PS: installous et cydia n'ont pas de problème.

---------- Nouveau message ajouté à 20h19 ---------- Le message précédent a été envoyé à 19h56 ----------




Bigbossbig1 a dit:


> Depuis peu je n'arrive plus à télécharger d'applications via l'appstore..toutes applications téléchargeé reste dans l'écran d'accueil en 'attente de chargement' un certain moment puis disparaît et quand j'essaie de la ré télécharger le App Store me renvoie la télécharger via iTunes(un MSG du genre vous avez tenté de télécharger une app mais ça n'a pas marché allez dans iTunes voir les onglets les achats etc etc)..
> 
> Problème c'est que même via iTunes je n'arrive plus à synchroniser les apps même si dans la barre il m'affiche synchronisation en cours et puis clous du spectacle synchronisation réussie!!!! Mais rien ne change!
> 
> ...


Vérification faite..il n'ya que la synchronisation des apps qui est touché uniquement en download par contre pour effacer ça marche nickel..et tout,le reste fonctionne(music, vidéos etc)

..Help..please..


----------



## cameleone (5 Juillet 2012)

C'est peut-être lié au problème que rencontre l'AppStore ces derniers jours... un article à lire ici...


----------



## Bigbossbig1 (6 Juillet 2012)

cameleone a dit:


> C'est peut-être lié au problème que rencontre l'AppStore ces derniers jours... un article à lire ici...

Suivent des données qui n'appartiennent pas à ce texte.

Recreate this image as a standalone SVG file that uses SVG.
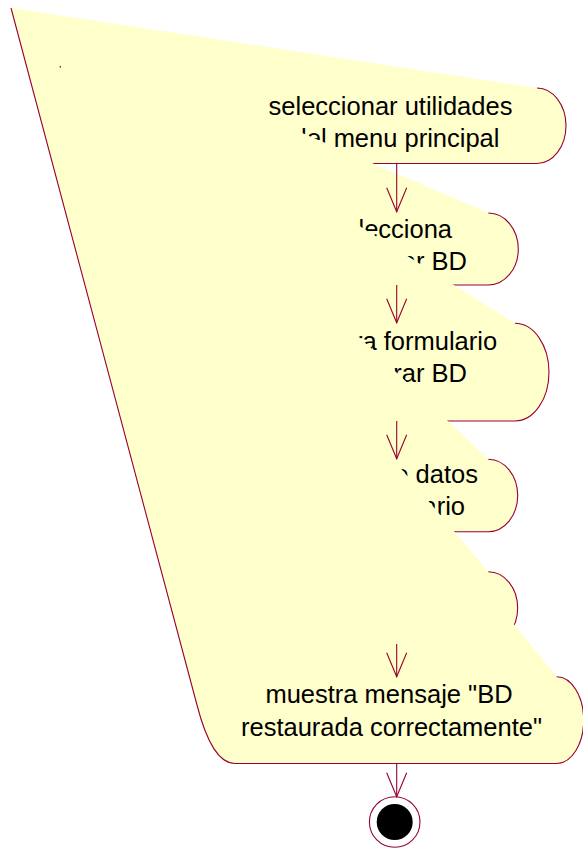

J'espère sincèrement car ça veut dire au moins que je ne suis pas seul..sauf que c'est pas les mêmes symptômes car eux les applications se téléchargent or que moi pas du tt quand il s'agit de le faire directement à partir de l'ipad, et ne se synchronisent pas quand je le fais à partir d'iTunes MM. Si tout m'indique le contraire


----------



## Bigbossbig1 (9 Juillet 2012)

Up


----------